According to D.J. Taylor's Orwell: The Life, Orwell "probably set out on 23 December." (p.200). He enlsited with the POUM militia on December 30th (ref) which he had done almost immediately upon arrival in Spain, so a visit to Miller probably occured somewhere between Dec 24 - Dec 28, 1936.
"When I had passed through Paris on my way to Spain it had seemed to me decayed and gloomy, very different from the Paris I had known eight years earlier, when living was cheap and Hitler was not heard of." [Orwell,  Homage To Catalonia, p. 220 - Penguin paperback, 1968 (full text here)]. According to Dearborn's Happiest Man Alive, Orwell came to Paris to "collect some travel documents" (p. 191).
Miller and Orwell engaged in a conversation that afternoon that seems to have revolved around their differences of opinion on whether one should fight for Peace (Orwell) or take a pacifist position for Peace (Miller): "Both were peace-loving men but, whereas Miller manifested his love of peace by refuing to fight for any cause, Orwell has no reluctance to engage in war, if the cause ere, in his opinion, a just one." 
Orwell writes that Miller had "no interest in the Spanish war whatsoever. He merely told me in forceable terms that to go to Spain at that moment was the act of an idiot"  (especially if one acted out of a "sense of obligation"). Orwell paraphrases Miller's countering thoughts: "Our civilization was destined to be swept away and replaced by something so different that we scarcely regard it as human" .
According to Perles, however, "Miller did not try, of course, to win Orwell over to his way of thinking or even to disuade him from going to Spain."  Orwell explained (acc. to Perles) how an "indelible mark"  was left on him from his unpleasant experience with the police force in India and all of the suffering he had witnessed. Miller understood how this gnawing guilt motivated Orwell, but wondered why he "chose to punish himself still further"  by going to Spain, when, in Miller's eyes, he had already suffered enough.
"To this Orwell made the classic reply that in such momentus situations, where the rights and the very existence of a whole people are at stake, there could be no thought of avoiding self-sacrifice. He spoke his convictions so earnestly and humbly that Miller desisted from further argument and promptly gave him his blessings." 
Before Orwell left to catch his train from the Gare d'Austerlitz to the Spanish front, Miller offered him a corduroy jacket. "'I can't let you go to war in this beautiful Savile Row suit of yours. Here, let me present you with this corduroy jacket, it's just what you need. It isn't bullet-proof but at least it'll keep you warm.
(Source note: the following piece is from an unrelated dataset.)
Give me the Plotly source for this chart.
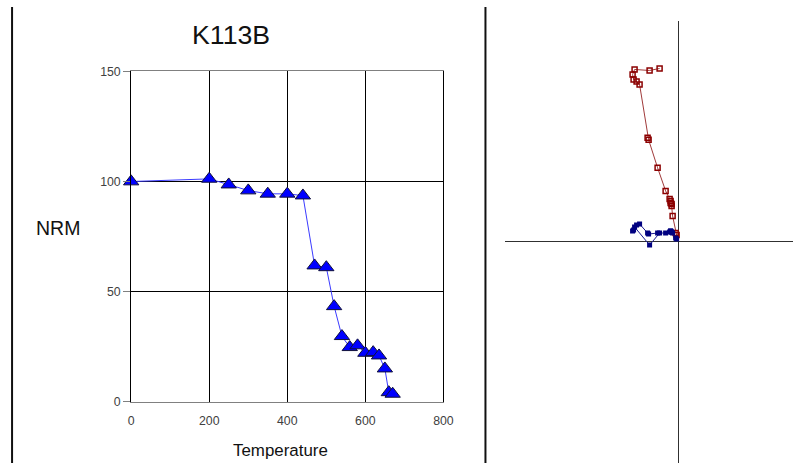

Take it, if you like, as my contribution to the Spanish republican cause.'"  These are the formal words that Perles put into Henry's mouth; in an interview with Kenneth Turan in 1977, Miller quotes himself this way: "Change that coat, you're going to war, let me give you one of my old corduroys or something." Orwell accepted the coat but corrected Miller by telling him that his suit was actually from Charing Cross Road. 
As it turns out, the militia that Orwell would soon join wore corduroy breeches  (p.12).
This entire anecdote was written about in less detail in The Atlantic Monthly in 1995.
Miller and Orwell continued to stay in touch for the next decade or so. According to Miller in an interview with George Wickes in 1962, he met Orwell "maybe two or three times on [Orwell's] visits to Paris." There is no other record that I know of regarding a second visit.